Discussion in 'Buying Tips and Advice' started by biggiet4jets, Dec 11, 2014.

  1. biggiet4jets macrumors member

    Joined:
    Dec 30, 2013
    #1
    I just recently posted a thread about which Mac I am going to buy next but I just wanted to get peoples opinion real quick on which specs should I be looking for running VMWare fusion 7. I currently have it installed on my late 09 MBP with 8GB of Ram and it's a C2D. I know ram takes a huge hit when I run Fusion because I see it go from 5GB down to as low as like 20MB, I have an app that shows the percentage.

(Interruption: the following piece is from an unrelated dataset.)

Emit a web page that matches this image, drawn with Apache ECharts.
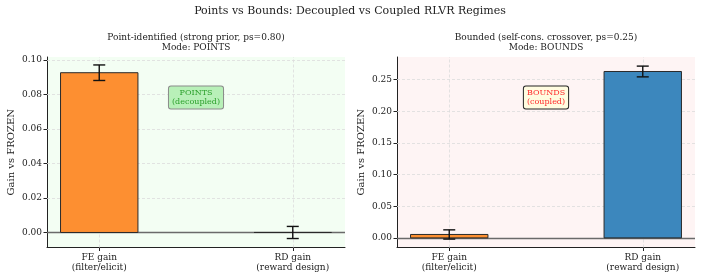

    Is RAM the only thing that is mainly used when running Fusion or is it better to get a quad core i5 or i7 over a dual core i5 in the newer macs? I will be getting an SSD with whatever setup I do end up buying just want to know if I should spend the extra money on faster processors when they might not be really needed.

    Thanks all.
     
  2. GGJstudios macrumors Westmere

    GGJstudios

    Joined:
    May 16, 2008
    #2
    You don't need a quad core or even an i5 or i7 to effectively run a VM like Fusion or Parallels. Mac users have been running those successfully for many years. I ran VMs on a 2008 MBP and a 2010 Mac mini, with no problems. Today's machines, including the Mac mini, are overkill for what you need to run Fusion, so you can make your purchase decision based on other factors. Most Mac users rarely come close to maxing out their CPU, no matter which configuration they buy.
     
  3. phrehdd macrumors 68040

    phrehdd

    Joined:
    Oct 25, 2008
    #3
    Having ran both Parallels and Fusion on dual core and quad, I can say for my needs that the quad was by far a better investment. While either software will work on a dual core, if your applications are intensive, you will want to make sure they get as much resources as possible which includes - RAM and number of cores.

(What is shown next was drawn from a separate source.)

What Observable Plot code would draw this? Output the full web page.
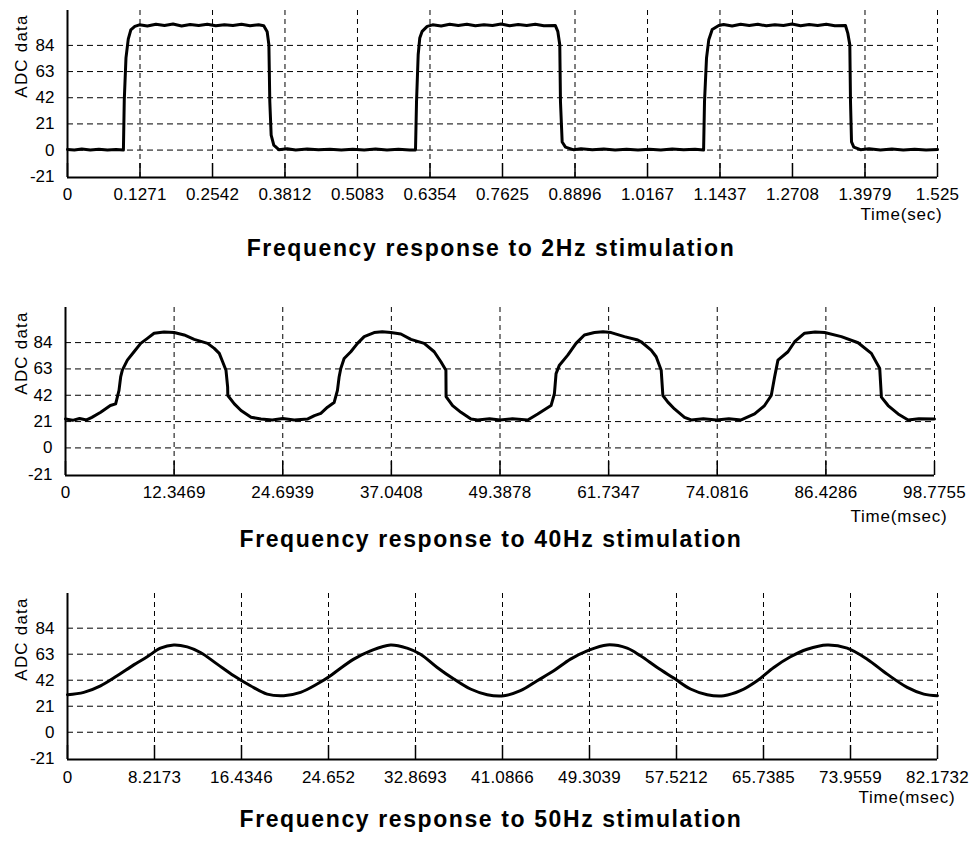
<!DOCTYPE html>
<html>
<head>
<meta charset="utf-8">
<script src="https://cdn.jsdelivr.net/npm/d3@7"></script>
<script src="https://cdn.jsdelivr.net/npm/@observablehq/plot@0.6"></script>
<style>
  html, body { margin: 0; padding: 0; background: #fff; }
  #page { position: relative; width: 971px; height: 841px; overflow: hidden; }
  .panel { position: absolute; left: 0; }
  .title {
    position: absolute; left: 0; width: 971px; box-sizing: border-box; padding-left: 11px;
    text-align: center; font: bold 23px "Liberation Sans", Arial, sans-serif;
    letter-spacing: 1.6px; line-height: 30px; color: #000;
  }
  .ylab {
    position: absolute; left: 21px; white-space: nowrap;
    font: 17px "Liberation Sans", Arial, sans-serif; letter-spacing: 1.2px; line-height: 17px; color: #000;
    transform: translate(-50%, -50%) rotate(-90deg);
  }
</style>
</head>
<body>
<div id="page"></div>
<script>
// ADC readings (time, value) for each stimulation frequency
const resp2Hz = [
  [0, 0.5], [0.012, 0], [0.025, 0.8], [0.04, 0], [0.055, 0.6], [0.07, 0], [0.085, 0.5], [0.098, 0],
  [0.0995, 40], [0.1025, 74], [0.1065, 89], [0.111, 96.5], [0.118, 99.3], [0.126, 100.5],
  [0.14, 99.5], [0.155, 101], [0.17, 100], [0.185, 101.2], [0.2, 99.6], [0.215, 100.8], [0.23, 100],
  [0.245, 101], [0.26, 99.7], [0.275, 100.6], [0.29, 100], [0.305, 101], [0.32, 99.8], [0.335, 100.5], [0.344, 99.8],
  [0.35, 95], [0.353, 84.5], [0.3546, 39], [0.357, 12], [0.3616, 4], [0.3704, 0.3],
  [0.385, 1], [0.4, 0], [0.42, 0.8], [0.44, 0.2], [0.46, 0.7], [0.48, 0], [0.5, 0.6], [0.52, 0],
  [0.54, 0.8], [0.56, 0.1], [0.58, 0.6], [0.6, 0], [0.61, 0],
  [0.6118, 39], [0.6147, 76.5], [0.6175, 90], [0.6217, 95.3], [0.6305, 99.3], [0.64, 100.5],
  [0.655, 99.6], [0.67, 101], [0.685, 100], [0.7, 100.9], [0.715, 99.7], [0.73, 100.6], [0.745, 100],
  [0.76, 101.1], [0.775, 99.8], [0.79, 100.7], [0.805, 100], [0.82, 100.9], [0.835, 99.7], [0.855, 100],
  [0.8594, 95.3], [0.8629, 84.5], [0.8641, 39], [0.8671, 6.5], [0.8729, 2.4], [0.8875, 0.2],
  [0.9, 1], [0.92, 0.2], [0.94, 0.8], [0.96, 0], [0.98, 0.6], [1.0, 0.1], [1.02, 0.7], [1.04, 0],
  [1.06, 0.8], [1.08, 0.2], [1.1, 0.6], [1.115, 0],
  [1.1166, 39], [1.1201, 73.8], [1.1241, 88.6], [1.1301, 96.7], [1.1416, 99.9], [1.15, 100.8],
  [1.165, 99.6], [1.18, 101], [1.195, 100], [1.21, 100.9], [1.225, 99.7], [1.24, 100.6], [1.255, 100],
  [1.27, 101.1], [1.285, 99.8], [1.3, 100.7], [1.315, 100], [1.33, 100.9], [1.345, 99.7], [1.3637, 100],
  [1.3677, 93.9], [1.3713, 84.5], [1.3725, 39], [1.3743, 6.5], [1.3783, 2.4], [1.39, 0.3],
  [1.405, 1], [1.425, 0.1], [1.445, 0.8], [1.465, 0], [1.485, 0.7], [1.505, 0.1], [1.525, 0.4]
];

const resp40Hz = [
  [0, 23.1], [0.8, 22], [1.6, 23.5], [2.4, 22.3], [3.0, 24.4], [4.0, 28.4], [5.1, 33.8], [5.7, 35.1],
  [6.08, 45.9], [6.27, 56.6], [6.46, 62], [7.03, 70], [7.79, 76.7], [8.55, 83.4], [9.31, 87.4],
  [10.07, 91.5], [11.2, 92.5], [12.35, 92], [13.49, 90.1], [14.63, 86.6], [16.15, 83.4], [16.91, 79.4],
  [17.48, 75.4], [17.86, 68.7], [18.24, 62], [18.43, 48.5], [18.45, 41.8], [19.19, 35.1], [19.95, 29.8],
  [21.09, 24.4], [22.22, 23.1], [23.5, 22.3], [24.7, 23.5], [26, 22.3], [27.54, 23.1], [28.3, 25.7],
  [29.02, 27.6], [29.78, 32.5], [30.53, 36.2], [30.91, 45.9], [31.1, 56.6], [31.29, 63.3], [31.67, 71.3],
  [32.43, 76.7], [33.19, 83.4], [33.95, 88.8], [35.08, 92], [36.0, 92.6], [36.98, 92], [38.12, 90.9],
  [39.26, 86.6], [40.77, 83.4], [41.91, 76.7], [42.67, 68.7], [43.24, 62], [43.26, 41], [44.0, 33.8],
  [44.95, 28.4], [46.09, 23.1], [46.85, 22.3], [48.2, 23.2], [49.4, 22.3], [50.8, 23.2], [52.54, 22.3],
  [53.68, 27.1], [55.19, 33.8], [55.57, 43.2], [55.76, 59.3], [56.14, 66], [57.09, 74], [58.03, 83.4],
  [58.98, 90.1], [60.12, 92], [61.1, 92.6], [62.02, 92], [63.53, 88.8], [65.05, 86.1], [65.43, 84.7],
  [66.57, 78], [67.14, 72.7], [67.71, 62], [67.9, 41.8], [68.47, 36.5], [69.22, 31.1], [70.36, 24.4],
  [71.12, 22.3], [72.5, 23.2], [74, 22.3], [75.4, 23.2], [76.81, 22.3], [78.33, 27.1], [79.46, 33.8],
  [80.22, 41.8], [80.6, 56.6], [80.98, 70], [82.12, 76.7], [82.88, 84.7], [84.01, 91.5], [85.2, 92.5],
  [86.29, 92], [88.19, 88.8], [90.09, 83.9], [91.6, 75.4], [92.55, 63.3], [92.74, 40.5], [93.5, 33.8],
  [94.64, 27.1], [95.78, 22.3], [97, 23.3], [98.7755, 23.1]
];

const resp50Hz = [
  [0, 30.3], [1.54, 32.2], [3.12, 37.5], [4.69, 45.6], [6.26, 54.4], [7.53, 60.9], [8.78, 67.9],
  [10.04, 70.5], [11.31, 68.9], [12.56, 64.4], [14.14, 55], [15.71, 45.6], [17.28, 37.5], [18.86, 30.8],
  [20.43, 29.5], [22.01, 32.2], [23.58, 38.9], [24.84, 45.6], [25.47, 49.6], [27.04, 59], [28.62, 65.7],
  [30.51, 70.5], [32.08, 67.9], [33.34, 63], [34.92, 52.3], [36.49, 42.9], [38.06, 34.9], [39.64, 30.3],
  [41.21, 29.5], [42.78, 33.5], [44.36, 41.6], [45.93, 49.6], [47.51, 59], [49.08, 65.7], [50.97, 70.5],
  [52.86, 67.9], [54.12, 61.7], [55.7, 52.3], [57.26, 43.7], [58.84, 34.9], [60.42, 30.3], [61.99, 29.5],
  [63.56, 33.5], [65.14, 41.6], [66.71, 52.3], [68.29, 60.9], [69.86, 67], [71.75, 70.5], [73.64, 67.9],
  [75.53, 59], [77.42, 46.9], [79.31, 36.2], [80.88, 30.8], [82.17, 29.5]
];

// Tick labels
const ticks2Hz = [0, 0.1271, 0.2542, 0.3812, 0.5083, 0.6354, 0.7625, 0.8896, 1.0167, 1.1437, 1.2708, 1.3979, 1.525];
const ticks40Hz = [0, 12.3469, 24.6939, 37.0408, 49.3878, 61.7347, 74.0816, 86.4286, 98.7755];
const ticks50Hz = [0, 8.2173, 16.4346, 24.652, 32.8693, 41.0866, 49.3039, 57.5212, 65.7385, 73.9559, 82.1732];
const adcTicks = [-21, 0, 21, 42, 63, 84];
const adcGrid = [0, 21, 42, 63, 84];
const adcDomain = [-22, 112];

const titles = [
  "Frequency response to 2Hz stimulation",
  "Frequency response to 40Hz stimulation",
  "Frequency response to 50Hz stimulation"
];
const timeLabels = ["Time(sec)", "Time(msec)", "Time(msec)"];
const yLabel = "ADC data";

const FONT = "'Liberation Sans', Arial, sans-serif";

function panel({data, xTicks, xLabel, curve, height, marginTop, marginBottom, marginLeft, marginRight, labelDx, labelDy, tickPadding}) {
  const frameH = height - marginTop - marginBottom;
  const rows = data.map(([t, v]) => ({t, v}));
  const chart = Plot.plot({
    width: 971, height, marginTop, marginBottom, marginLeft, marginRight,
    style: {fontFamily: FONT, fontSize: "17px", color: "#000", background: "#fff", overflow: "visible"},
    x: {domain: [0, xTicks[xTicks.length - 1]]},
    y: {domain: adcDomain},
    marks: [
      Plot.ruleY(adcGrid, {y: d => d, stroke: "#000", strokeWidth: 1, strokeDasharray: "6,4"}),
      Plot.ruleX(xTicks, {x: d => d, stroke: "#000", strokeWidth: 1, strokeDasharray: "5,4"}),
      Plot.tickX(xTicks, {x: d => d, insetTop: frameH - 14, stroke: "#000", strokeWidth: 1.5}),
      Plot.ruleX([0], {stroke: "#000", strokeWidth: 2}),
      Plot.ruleY([adcDomain[0]], {stroke: "#000", strokeWidth: 2}),
      Plot.axisX(xTicks, {tickSize: 0, tickPadding, tickFormat: d => String(d), label: null}),
      Plot.axisY(adcTicks, {tickSize: 0, tickPadding: 13, tickFormat: d => String(d), label: null}),
      Plot.line(rows, {x: "t", y: "v", stroke: "#000", strokeWidth: 3, strokeLinejoin: "round", curve}),
      Plot.text([xLabel], {text: d => d, frameAnchor: "bottom-right", textAnchor: "end", dx: labelDx, dy: labelDy, className: "xlab"})
    ]
  });
  chart.querySelectorAll(".xlab text").forEach(t => t.style.letterSpacing = "0.8px");
  chart.querySelectorAll("g[aria-label='x-axis tick label'] text").forEach(t => t.style.letterSpacing = "0.2px");
  return chart;
}

const page = document.getElementById("page");
const layout = [
  {data: resp2Hz, xTicks: ticks2Hz, curve: "linear", top: 0, height: 235, marginTop: 10, marginBottom: 58,
   marginLeft: 67, marginRight: 34, labelDx: 5, labelDy: 42.5, tickPadding: 10, titleTop: 233},
  {data: resp40Hz, xTicks: ticks40Hz, curve: "linear", top: 270, height: 265, marginTop: 37, marginBottom: 60,
   marginLeft: 65, marginRight: 37, labelDx: 13, labelDy: 46, tickPadding: 10.5, titleTop: 523.5},
  {data: resp50Hz, xTicks: ticks50Hz, curve: "catmull-rom", top: 560, height: 257, marginTop: 33, marginBottom: 58,
   marginLeft: 67, marginRight: 34, labelDx: 18, labelDy: 43.5, tickPadding: 11, titleTop: 804}
];

layout.forEach((p, i) => {
  const svg = panel({...p, xLabel: timeLabels[i]});
  svg.classList.add("panel");
  svg.style.top = p.top + "px";
  page.appendChild(svg);

  // rotated value-axis label near the top of each frame
  const lab = document.createElement("div");
  lab.className = "ylab";
  lab.style.top = (p.top + p.marginTop + 46) + "px";
  lab.textContent = yLabel;
  page.appendChild(lab);
});
layout.forEach((p, i) => {
  const div = document.createElement("div");
  div.className = "title";
  div.style.top = p.titleTop + "px";
  div.textContent = titles[i];
  page.appendChild(div);
});
</script>
</body>
</html>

    If you only open up your virtual system and stay within it and not jump back and forth to OSX host, then a dual core might be reasonable. If your apps don't take advantage of multi-core and threading, then dual core again is okay.

    In my case, I use apps that take advantage of multi-core in the virtual and are doing heavy CPU work. While this is going on, I am doing other things in the host OSX and this combo doesn't miss a beat. I do have btw, 16 gigs of RAM on this machine as well as being quad core.
     
  4. iSee macrumors 68040

    iSee

    Joined:
    Oct 25, 2004
    #4
    It really depends on what you're going to be doing.

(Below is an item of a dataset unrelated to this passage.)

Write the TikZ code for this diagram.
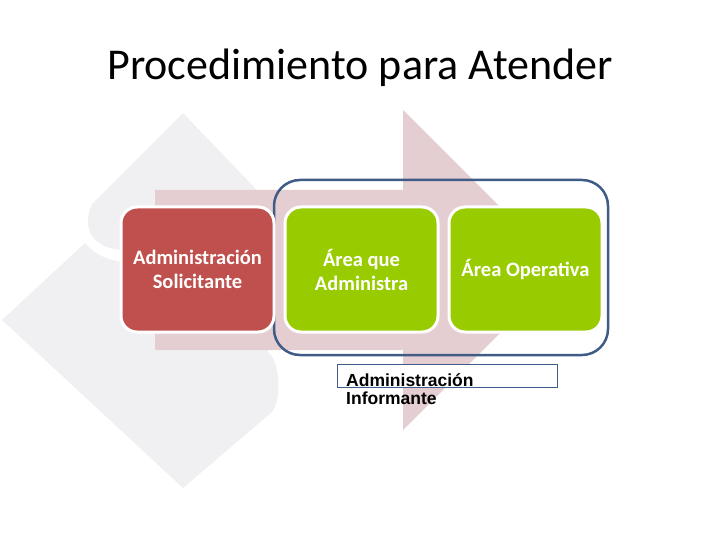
\documentclass[tikz,border=0pt]{standalone}
\usepackage{fontspec}
\setmainfont{Carlito}
\newfontfamily\arialfont{Liberation Sans}
\usetikzlibrary{positioning}

\definecolor{cajaroja}{HTML}{C0504D}
\definecolor{cajaverde}{HTML}{99CC00}
\definecolor{flecha}{HTML}{E5CED1}
\definecolor{marco}{HTML}{3F5C87}
\definecolor{marcatenue}{HTML}{F0F0F2}

\tikzset{
  etapa/.style={rectangle, rounded corners=16pt, draw=white, line width=3pt,
    minimum width=153pt, minimum height=125pt, align=center, text=white,
    font=\bfseries\fontsize{20.5}{24}\selectfont},
  grupo/.style={rectangle, rounded corners=26pt, draw=marco, line width=2.5pt,
    minimum width=334pt, minimum height=175pt},
  cuadrotexto/.style={rectangle, draw=marco, line width=0.8pt, fill=white,
    minimum width=220pt, minimum height=23pt, inner sep=0pt},
}

\begin{document}
\begin{tikzpicture}[x=1pt,y=-1pt]
    \useasboundingbox (0,0) rectangle (720,540);
    % logo de fondo
    \fill[marcatenue] (183,113) -- (300,235) -- (300,250) -- (125,250)
      .. controls (95,250) and (80,230) .. (92,204) -- cycle;
    \fill[marcatenue] (2,320) -- (85,243) .. controls (95,255) and (110,262) .. (130,262)
      -- (260,262) -- (268,352) .. controls (281,362) and (281,402) .. (272,412)
      -- (183,488) -- cycle;
    % flecha
    \fill[flecha] (155,190) -- (403,190) -- (403,110) -- (563,270) -- (403,430)
      -- (403,350) -- (155,350) -- cycle;

    \node[font=\fontsize{44}{52}\selectfont, anchor=base] (titulo) at (360,80) {Procedimiento para Atender};

    \node[grupo] (grupo) at (441,267.5) {};
    \node[etapa, fill=cajaroja] (solicitante) at (197.5,269.5) {Administración\\Solicitante};
    \node[etapa, fill=cajaverde, right=8pt of solicitante] (administra) {Área que\\Administra};
    \node[etapa, fill=cajaverde, right=8pt of administra] (operativa) {Área Operativa};

    \node[cuadrotexto] (informante) at (447,375.5) {};
    \node[anchor=base west, align=left, inner sep=0pt,
      font=\arialfont\bfseries\fontsize{17.5}{18}\selectfont] (informantetexto)
      at (346,404) {Administración\\Informante};
  \end{tikzpicture}
\end{document}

    Four cores only helps you if you can actually get them to be used.

    The only things I do that really take advantage of my 4-core iMac (late 2009) is Xcode with C++ projects that are a decent size (hundreds of source files) and transcoding video.

    I run VMs to test and develop software, but I really don't stress multiple CPU cores when I do that (I'm working on functionality in these cases... When I do load testing and performance testing I don't use local VMs for that becuase it doesn't relate very well to real deployments, even ones that use virtual servers.)

    When in doubt and if your budget is tight, I'd probably go for a dual core.
     
  5. dacreativeguy macrumors 68020

    Joined:
    Jan 27, 2007
    #5
    Core 2 duo is a dog for Fusion. i7 with 16GB RAM runs it really well. Can even run 2 VMs at the same time really well.